Ach und weiß zufällig jemand, wie ich meinen CPU Kühler einstelle? Weder über das UEFI noch über Speedfan kann ich die Geschwindigkeit regulieren.. Hat da vielleicht jemand ein Tipp oder Erfahrugnen mit dem Cryorig R1 Universal?

Mir fällt noch ein, ich könnte theoretisch noch einen 120mm Lüfter an der Seitendwan befestigen.

Habe mal einen grünen Kringel gemacht, wo er ungefährt plartiert ware. Würde das den Airflow noch verbessern, bzw Sinn machen?




			Dieser Inhalt steht nur eingeloggten Mitgliedern zur Verfügung.


----------



## evilgrin68 (15. Februar 2016)

Dieser Inhalt steht nur eingeloggten Mitgliedern zur Verfügung.
        



Junge... So schwer kann das doch gar nicht sein....
Wobei der vordere obere Lüfter nun wirklich nicht sein muss, das war damals mal ein Testaufbau.
Lüfter in der Seitenwand würden zusätzliche Verwirbelungen bringen, was eher negativ wäre. Austesten kannst du aber gerne. Denn nur durch Versuchen, lernt man dazu.

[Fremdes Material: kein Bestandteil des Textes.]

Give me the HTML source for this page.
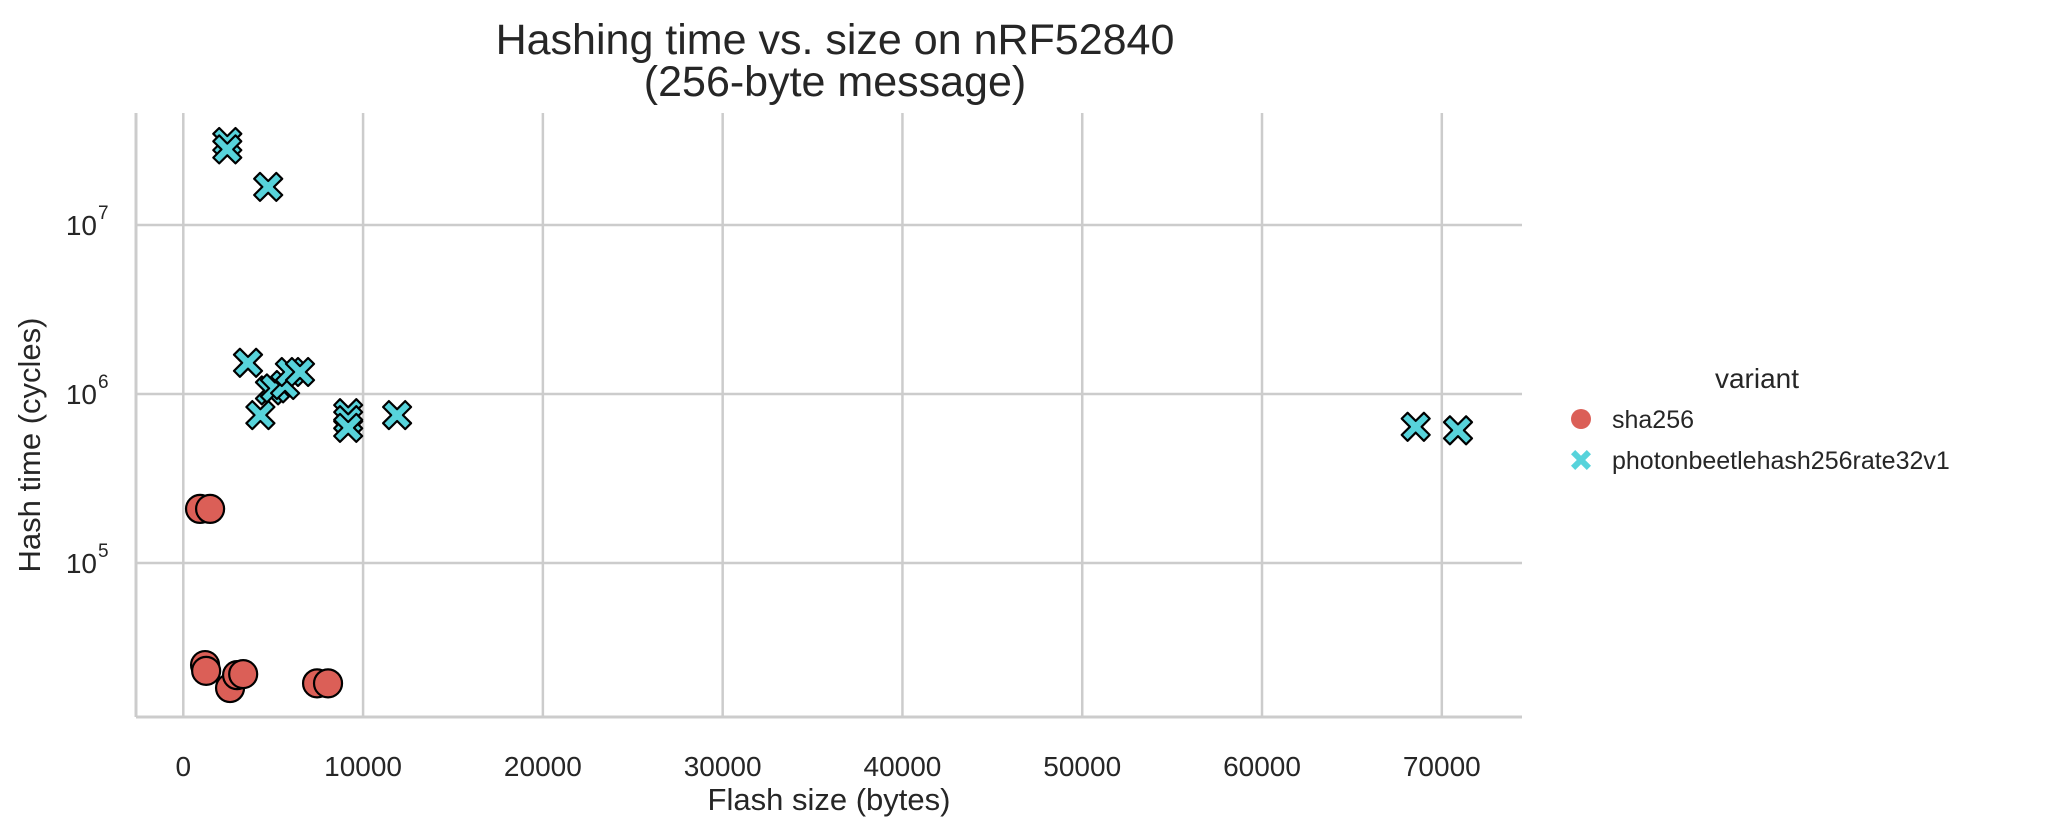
<!DOCTYPE html>
<html><head><meta charset="utf-8"><style>
body{margin:0;background:#fff;}
svg text{font-family:"Liberation Sans",sans-serif;fill:#262626;}
</style></head><body>
<svg id="chart" width="2069" height="834" xmlns="http://www.w3.org/2000/svg">
<rect width="2069" height="834" fill="#fff"/>
<g id="grid"></g>
<g id="marks"></g>
<g id="axes"></g>
<text x="835" y="54" font-size="43" text-anchor="middle">Hashing time vs. size on nRF52840</text>
<text x="835" y="96" font-size="43" text-anchor="middle">(256-byte message)</text>
<text x="829" y="810" font-size="31" text-anchor="middle">Flash size (bytes)</text>
<text transform="translate(40,445) rotate(-90)" font-size="31" text-anchor="middle">Hash time (cycles)</text>
<g>
<text x="1757" y="388" font-size="28" text-anchor="middle">variant</text>
<circle cx="1581" cy="419" r="10" fill="#db5f57"/>
<text x="1612" y="428" font-size="25">sha256</text>
<path id="legX" fill="#57d3db"/>
<text x="1612" y="469" font-size="25">photonbeetlehash256rate32v1</text>
</g>
</svg>
<script>
const xTicks=[0,10000,20000,30000,40000,50000,60000,70000];
const yTickExps=[5,6,7];
const shaX=[930,1490,1210,1270,2600,2990,3330,7440,8050];
const shaY=[2.09e5,2.09e5,2.49e4,2.3e4,1.82e4,2.17e4,2.2e4,1.94e4,1.94e4];
const pbX=[2450,2450,4720,3600,4290,4820,5100,5660,5930,6490,9170,9170,9170,11890,68550,70900];
const pbY=[3.1e7,2.8e7,1.68e7,1.53e6,7.5e5,1.05e6,1.08e6,1.13e6,1.35e6,1.35e6,7.7e5,7.0e5,6.3e5,7.5e5,6.4e5,6.1e5];

const NS="http://www.w3.org/2000/svg";
const L=136,R=1522,T=113,B=717;
function sx(v){return 183.3+v*(1441.8-183.3)/70000;}
function sy(v){return 394-169*Math.log10(v/1e6);}
function mk(tag,attrs,parent){const e=document.createElementNS(NS,tag);for(const k in attrs)e.setAttribute(k,attrs[k]);parent.appendChild(e);return e;}
function xPath(cx,cy,a){const h=a*0.42;
 const P=[[0,-h],[a-h,-a],[a,-a+h],[h,0],[a,a-h],[a-h,a],[0,h],[-a+h,a],[-a,a-h],[-h,0],[-a,-a+h],[-a+h,-a]];
 return 'M'+P.map(p=>(cx+p[0]).toFixed(1)+','+(cy+p[1]).toFixed(1)).join('L')+'Z';}
const grid=document.getElementById('grid'),axes=document.getElementById('axes'),marks=document.getElementById('marks');
xTicks.forEach(t=>{
 const g=mk('line',{x1:sx(t),x2:sx(t),y1:T,y2:B,stroke:'#cccccc','stroke-width':2.5},grid);
 
 
 const lb=mk('text',{x:sx(t),y:776,'font-size':28,'text-anchor':'middle'},axes);
 lb.textContent=t;
 
 
});
yTickExps.forEach(e=>{
 const y=sy(Math.pow(10,e));
 const g=mk('line',{x1:L,x2:R,y1:y,y2:y,stroke:'#cccccc','stroke-width':2.5},grid);
 
 
 const lb=mk('text',{x:97,y:y+10,'font-size':28,'text-anchor':'end'},axes);
 lb.textContent='10';
 
 
 const sp=mk('text',{x:98,y:y-6,'font-size':19},axes);
 sp.textContent=e;
 
 
});
const ls=mk('line',{x1:L,x2:L,y1:T,y2:B,stroke:'#cccccc','stroke-width':3},axes);


const bs=mk('line',{x1:L,x2:R,y1:B,y2:B,stroke:'#cccccc','stroke-width':3},axes);


shaX.forEach((v,i)=>{
 const c=mk('circle',{cx:sx(v),cy:sy(shaY[i]),r:14,fill:'#db5f57',stroke:'#000','stroke-width':2.2},marks);
 
 
});
pbX.forEach((v,i)=>{
 const p=mk('path',{d:xPath(sx(v),sy(pbY[i]),14),fill:'#57d3db',stroke:'#000','stroke-width':2.2,'stroke-linejoin':'round'},marks);
 
 
});
document.getElementById('legX').setAttribute('d',xPath(1581,460,10));
</script>
</body></html>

Mit dem Cryorig kann ich dir helfen, wenn meiner da ist. Allerdings dann der Ultimate. Muss das Ding einfach mal testen


----------



## Bockwurstus (15. Februar 2016)

Ja gut dann werde ich das so machen 

Ja DAS wäre cool! Ist ja prinzipiell der selbe, nur der vordere Lüfter ist kleiner 
Was hast du denn für ein Mainboard?


----------



## Leob12 (15. Februar 2016)

2xVorne rein, Netzteil umdrehen, 1xhinten raus. Kannst noch hinten oben einen Lüfter einbauen der rausbläst, ist aber nicht unbedingt notwendig. Ein Lüfter an der Seite macht nur Sinn wenn du viel Staub im Case haben möchtest. Die Oberseite würde ich irgendwie abdecken oder staubsicher machen, sonst rieselt der Staub komplett ungehindert rein. 
Wenn du übertakten wolltest, wieso dann diese relativ alte Case mit doch recht begrenzten Lufteinlässen vorne und bescheidenem Staubschutz?


----------



## Rotkaeppchen (15. Februar 2016)

Optimieren ist immer so ein dehnbarer Begriff. In welche Richtung optinieren? Beste Temperatur, niedrigstes Geräusch, bester Kompromiss?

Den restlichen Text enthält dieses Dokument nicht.